ROMA - “Io di certo non voglio votare. Però pretendo che si governi bene e lealmente”. Sono le dichiarazioni di Nicola Zingaretti rilasciate in un’intervista a la Repubblica in cui il segretario del Pd si dice un po’ stanco della “ricerca ossessiva di polemiche e visibilità, perché questa è una degenerazione della politica che gli italiani non tollerano più e in tal modo resterebbe solo il governo delle poltrone, dei ministeri e delle nomine”. “Si producano fatti”, invece, anche perché noi del Pd, dice, “restiamo solo finché” questo governo “produce risultati utili al Paese”. Punto. Non è un ultimatum ai riottosi di Palazzo Chigi, ma quasi.
E se sul merito di ciò che si è fatto Zingaretti si dice “soddisfatto”, nel metodo “non va” perché “la cornice di litigi, polemiche e rincorsa a mettere bandierine sui provvedimenti rischia di oscurare quanto di buono è stato fatto”, aggiunge. Tra le cose buone fatte, ovviamente ci sono “i 23 miliardi recuperati per evitare l’aumento dell’Iva” che hanno “fermato la valanga sul villaggio”.

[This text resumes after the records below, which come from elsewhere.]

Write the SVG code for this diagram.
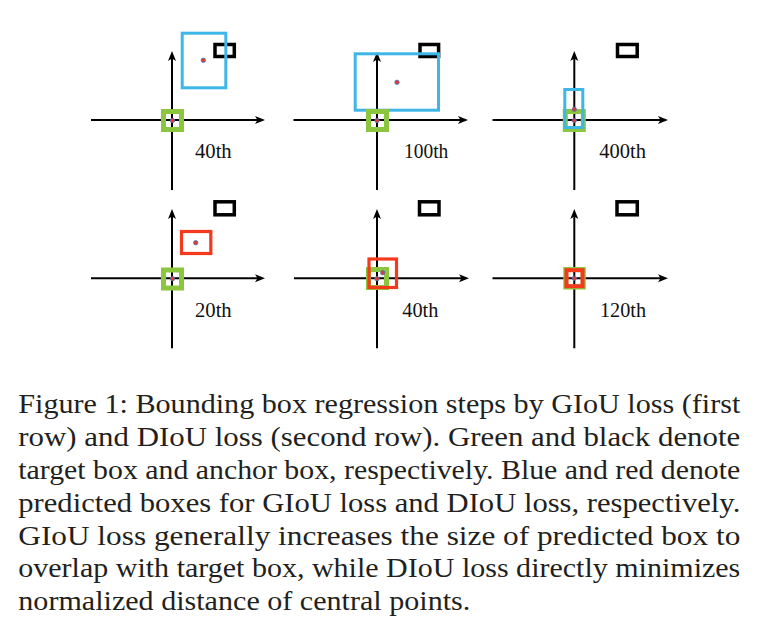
<svg xmlns="http://www.w3.org/2000/svg" width="783" height="623" viewBox="0 0 783 623">
<defs>
<marker id="arr" markerUnits="userSpaceOnUse" markerWidth="12" markerHeight="10" refX="6" refY="4" orient="auto" viewBox="0 0 12 10">
<path d="M0,0 L10,4 L0,8 L2.5,4 Z" fill="#000"/>
</marker>
<style>
.ax{stroke:#000;stroke-width:2;fill:none;marker-end:url(#arr)}
.blk{stroke:#000;stroke-width:3.5;fill:none}
.blu{stroke:#3fb6e8;stroke-width:3;fill:none}
.grn{stroke:#8cc63f;stroke-width:5;fill:none}
.red{stroke:#f5391d;stroke-width:3.2;fill:none}
.red4{stroke:#f5391d;stroke-width:4;fill:none}
.dot{fill:#e8392c;stroke:#3f78c6;stroke-width:0.8}
.lbl{font-family:"Liberation Serif","Times New Roman",serif;font-size:20px;fill:#111}
.cap{font-family:"Liberation Serif","Times New Roman",serif;font-size:28px;fill:#231f20}
</style>
</defs>
<rect width="783" height="623" fill="#fff"/>

<g id="connectors">
<line class="ax" x1="91" y1="120" x2="261" y2="120"/>
<line class="ax" x1="172" y1="190" x2="172" y2="55"/>
<line class="ax" x1="293.5" y1="120" x2="464" y2="120"/>
<line class="ax" x1="377" y1="190" x2="377" y2="56"/>
<line class="ax" x1="492.5" y1="120" x2="664" y2="120"/>
<line class="ax" x1="574.3" y1="190" x2="574.3" y2="55"/>
<line class="ax" x1="91" y1="278.3" x2="261" y2="278.3"/>
<line class="ax" x1="172" y1="348.3" x2="172" y2="213"/>
<line class="ax" x1="294" y1="278.3" x2="465" y2="278.3"/>
<line class="ax" x1="377" y1="348.3" x2="377" y2="213"/>
<line class="ax" x1="492.5" y1="278.3" x2="664" y2="278.3"/>
<line class="ax" x1="574.3" y1="348.3" x2="574.3" y2="213"/>
</g>

<g id="panel-giou-40">
<rect class="blk" x="215" y="44.5" width="19.3" height="12"/>
<rect class="blu" x="182.2" y="33.2" width="43.6" height="54.6"/>
<circle class="dot" cx="203.3" cy="60.3" r="2.2"/>
<rect class="grn" x="163.5" y="111.5" width="18" height="18"/>
<circle class="dot" cx="172.5" cy="120.5" r="2.2"/>
<text class="lbl" x="195" y="158" textLength="36.7" lengthAdjust="spacingAndGlyphs">40th</text>
</g>

<g id="panel-giou-100">
<rect class="blk" x="420" y="44.5" width="18.6" height="12"/>
<rect class="blu" x="355.2" y="53.8" width="83.3" height="56.4"/>
<circle class="dot" cx="397" cy="82.3" r="2.2"/>
<rect class="grn" x="368.5" y="111.5" width="18" height="18"/>
<circle class="dot" cx="377" cy="120.5" r="2.2"/>
<text class="lbl" x="404" y="158" textLength="44.3" lengthAdjust="spacingAndGlyphs">100th</text>
</g>

<g id="panel-giou-400">
<rect class="blk" x="617.5" y="44.5" width="19.7" height="12"/>
<rect class="grn" x="565.3" y="111.5" width="18" height="18"/>
<rect class="blu" x="564.8" y="89.5" width="18" height="38"/>
<circle class="dot" cx="574.3" cy="109.3" r="2.2"/>
<circle class="dot" cx="574.3" cy="120.5" r="2.2"/>
<text class="lbl" x="599.3" y="158" textLength="46.7" lengthAdjust="spacingAndGlyphs">400th</text>
</g>

<g id="panel-diou-20">
<rect class="blk" x="215" y="201.8" width="19.3" height="13"/>
<rect class="red" x="181.5" y="231.5" width="29.3" height="22"/>
<circle class="dot" cx="195.7" cy="242.7" r="2.2"/>
<rect class="grn" x="163.5" y="270" width="18" height="18"/>
<circle class="dot" cx="172.5" cy="278.7" r="2.2"/>
<text class="lbl" x="195" y="317.3" textLength="36.7" lengthAdjust="spacingAndGlyphs">20th</text>
</g>

<g id="panel-diou-40">
<rect class="blk" x="419.5" y="201.8" width="19.5" height="13"/>
<rect class="grn" x="368.5" y="269.5" width="18" height="18"/>
<rect class="red" x="369" y="259" width="27.5" height="28.5"/>
<circle class="dot" cx="382.7" cy="272.7" r="2.2"/>
<circle class="dot" cx="377" cy="278.7" r="2.2"/>
<text class="lbl" x="402.3" y="317.3" textLength="36" lengthAdjust="spacingAndGlyphs">40th</text>
</g>

<g id="panel-diou-120">
<rect class="blk" x="617" y="201.8" width="20.3" height="13"/>
<rect class="grn" x="565.8" y="269.5" width="17.5" height="17.5"/>
<rect class="red4" x="566.5" y="270.2" width="16" height="16"/>
<circle class="dot" cx="574.3" cy="278.3" r="2.2"/>
<text class="lbl" x="600" y="317.3" textLength="46" lengthAdjust="spacingAndGlyphs">120th</text>
</g>

<g id="caption">
<text class="cap" x="18.3" y="413.3" textLength="722" lengthAdjust="spacingAndGlyphs">Figure 1: Bounding box regression steps by GIoU loss (first</text>
<text class="cap" x="18.3" y="445.8" textLength="722" lengthAdjust="spacingAndGlyphs">row) and DIoU loss (second row). Green and black denote</text>
<text class="cap" x="18.3" y="478.6" textLength="722" lengthAdjust="spacingAndGlyphs">target box and anchor box, respectively. Blue and red denote</text>
<text class="cap" x="18.3" y="511.5" textLength="722" lengthAdjust="spacingAndGlyphs">predicted boxes for GIoU loss and DIoU loss, respectively.</text>
<text class="cap" x="18.3" y="544.5" textLength="722" lengthAdjust="spacingAndGlyphs">GIoU loss generally increases the size of predicted box to</text>
<text class="cap" x="18.3" y="577.3" textLength="722" lengthAdjust="spacingAndGlyphs">overlap with target box, while DIoU loss directly minimizes</text>
<text class="cap" x="18.3" y="610" textLength="452" lengthAdjust="spacingAndGlyphs">normalized distance of central points.</text>
</g>
</svg>
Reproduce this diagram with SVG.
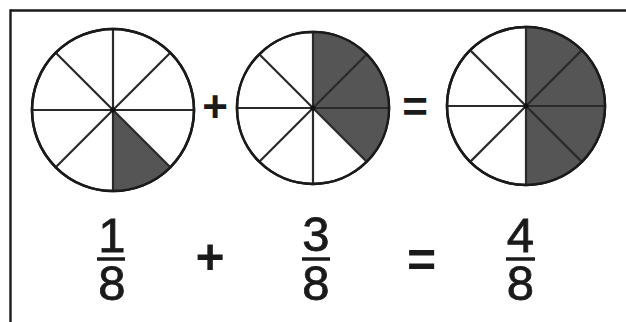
<svg xmlns="http://www.w3.org/2000/svg" width="626" height="322" viewBox="0 0 626 322">
  <style>
    .rim { fill: #ffffff; stroke: #1a1a1a; stroke-width: 2.5; }
    .spoke { stroke: #2a2a2a; stroke-width: 2.2; fill: none; }
    .shade { fill: #555555; stroke: none; }
    .frame { stroke: #1a1a1a; stroke-width: 2.4; fill: none; }
    .op { font-family: "Liberation Sans", Arial, sans-serif; font-weight: bold; fill: #1a1a1a; text-anchor: middle; }
    .num { font-family: "Liberation Sans", Arial, sans-serif; font-size: 49px; fill: #1a1a1a; stroke: #1a1a1a; stroke-width: 0.8; text-anchor: middle; }
    .bar { stroke: #1a1a1a; stroke-width: 3.5; }
  </style>
  <rect width="626" height="322" fill="#ffffff"/>
  <g id="frame">
    <line class="frame" x1="10.5" y1="10.5" x2="626" y2="10.5"/>
    <line class="frame" x1="10.5" y1="9.3" x2="10.5" y2="322"/>
  </g>

  <g id="circle-one-eighth">
    <circle class="rim" cx="113" cy="110" r="81"/>
    <path class="shade" d="M113,110 L113,191 A81,81 0 0 0 170.3,167.3 Z"/>
    <line class="spoke" x1="113" y1="29" x2="113" y2="191"/>
    <line class="spoke" x1="32" y1="110" x2="194" y2="110"/>
    <line class="spoke" x1="55.7" y1="52.7" x2="170.3" y2="167.3"/>
    <line class="spoke" x1="55.7" y1="167.3" x2="170.3" y2="52.7"/>
    <circle cx="113" cy="110" r="81" fill="none" stroke="#1a1a1a" stroke-width="2.5"/>
    <circle cx="113" cy="110" r="2.5" fill="#111"/>
  </g>

  <g id="plus-top">
    <text class="op" x="215" y="122" font-size="44">+</text>
  </g>

  <g id="circle-three-eighths">
    <circle class="rim" cx="313" cy="108" r="76"/>
    <path class="shade" d="M313,108 L313,32 A76,76 0 0 1 366.7,161.7 Z"/>
    <line class="spoke" x1="313" y1="32" x2="313" y2="184"/>
    <line class="spoke" x1="237" y1="108" x2="389" y2="108"/>
    <line class="spoke" x1="259.3" y1="54.3" x2="366.7" y2="161.7"/>
    <line class="spoke" x1="259.3" y1="161.7" x2="366.7" y2="54.3"/>
    <circle cx="313" cy="108" r="76" fill="none" stroke="#1a1a1a" stroke-width="2.5"/>
    <circle cx="313" cy="108" r="2.5" fill="#111"/>
  </g>

  <g id="equals-top">
    <text class="op" x="415" y="122" font-size="44">=</text>
  </g>

  <g id="circle-four-eighths">
    <circle class="rim" cx="526" cy="106" r="79"/>
    <path class="shade" d="M526,106 L526,27 A79,79 0 0 1 526,185 Z"/>
    <line class="spoke" x1="526" y1="27" x2="526" y2="185"/>
    <line class="spoke" x1="447" y1="106" x2="605" y2="106"/>
    <line class="spoke" x1="470.1" y1="50.1" x2="581.9" y2="161.9"/>
    <line class="spoke" x1="470.1" y1="161.9" x2="581.9" y2="50.1"/>
    <circle cx="526" cy="106" r="79" fill="none" stroke="#1a1a1a" stroke-width="2.5"/>
    <circle cx="526" cy="106" r="2.5" fill="#111"/>
  </g>

  <g id="fraction-1-8">
    <text class="num" x="112" y="251.5">1</text>
    <line class="bar" x1="97" y1="259" x2="125" y2="259"/>
    <text class="num" x="112" y="299.5">8</text>
  </g>

  <g id="plus-bottom">
    <text class="op" x="210" y="273.5" font-size="50">+</text>
  </g>

  <g id="fraction-3-8">
    <text class="num" x="316" y="251">3</text>
    <line class="bar" x1="302" y1="259" x2="330" y2="259"/>
    <text class="num" x="316" y="299.5">8</text>
  </g>

  <g id="equals-bottom">
    <text class="op" x="421.5" y="277" font-size="50">=</text>
  </g>

  <g id="fraction-4-8">
    <text class="num" x="520.5" y="251.5">4</text>
    <line class="bar" x1="506" y1="259" x2="535" y2="259"/>
    <text class="num" x="520.5" y="299.5">8</text>
  </g>
</svg>
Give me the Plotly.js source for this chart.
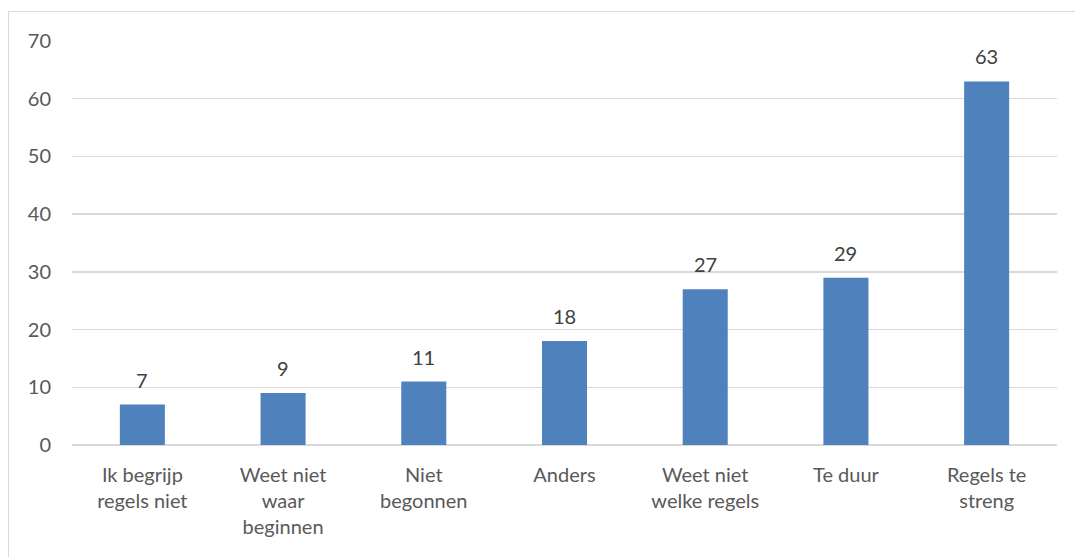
<!DOCTYPE html>
<html><head><meta charset="utf-8">
<script src="https://cdn.plot.ly/plotly-3.0.1.min.js"></script>
<style>
html,body{margin:0;padding:0;background:#fff;}
#chart{width:1075px;height:557px;}
#frame{position:absolute;left:8px;top:11px;width:1075px;height:600px;border:1px solid #d9d9d9;pointer-events:none;box-sizing:border-box;}
</style></head>
<body>
<div id="chart"></div>
<div id="frame"></div>
<script>
const categories = ["Ik begrijp<br>regels niet","Weet niet<br>waar<br>beginnen","Niet<br>begonnen","Anders","Weet niet<br>welke regels","Te duur","Regels te<br>streng"];
const values = [7, 9, 11, 18, 27, 29, 63];
const yTicks = [0,10,20,30,40,50,60,70];

const font = "Lato, 'Open Sans', sans-serif";
const trace = {
  type: 'bar', x: categories, y: values,
  marker: {color: '#4F81BD'},
  hoverinfo: 'none'
};
const annotations = categories.map((c,i)=>({
  x: c, y: values[i], xref:'x', yref:'y', text: String(values[i]),
  showarrow:false, yanchor:'bottom', yshift: 11,
  font:{family:font, size:20, color:'#404040'}
}));
const layout = {
  width:1075, height:557,
  margin:{l:72, r:18, t:41, b:112},
  paper_bgcolor:'#fff', plot_bgcolor:'#fff',
  bargap:0.68,
  showlegend:false,
  font:{family:font, size:20, color:'#595959'},
  xaxis:{type:'category', showgrid:false, showline:false, zeroline:false, ticks:'', tickfont:{family:font,size:20,color:'#595959'}, ticklabelstandoff:16},
  yaxis:{range:[0,70], tickvals:yTicks, showgrid:true, gridcolor:'#d9d9d9', gridwidth:1.5, zeroline:true, zerolinecolor:'#d9d9d9', zerolinewidth:1.5, showline:false, ticks:'', tickfont:{family:font,size:20,color:'#595959'}, ticklabelstandoff:20},
  annotations: annotations
};
Plotly.newPlot('chart',[trace],layout,{staticPlot:true});
</script>
</body></html>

E poi si è complessivamente “passati dalle balle e dai debiti di Salvini” che aveva avanzato l’idea di voler “tassare le cassette di sicurezze e mettere 15 miliardi sulla flat tax, a una prima grande inversione di tendenza: taglio delle tasse sul lavoro, 11 miliardi di investimenti green, finanziamenti per Industria 4.0, asili nido gratuiti, bonus per le facciate dei palazzi e l’introduzione del piano casa” nel quadro di “un compromesso corretto”. Tanto che i mercati “rispondono bene al fatto che ci saranno più soldi nelle tasche degli italiani”.
Sull'evasione fiscale, il segretario del Pd dice che “non bisogna avere paura di chiamare “furto” l’evasione prevedendo pene adeguate per chi ruba tanto” anche se la lotta “non si fa con i provvedimenti a effetto, che vanno sui giornali per 48 ore e poi non cambia nulla”.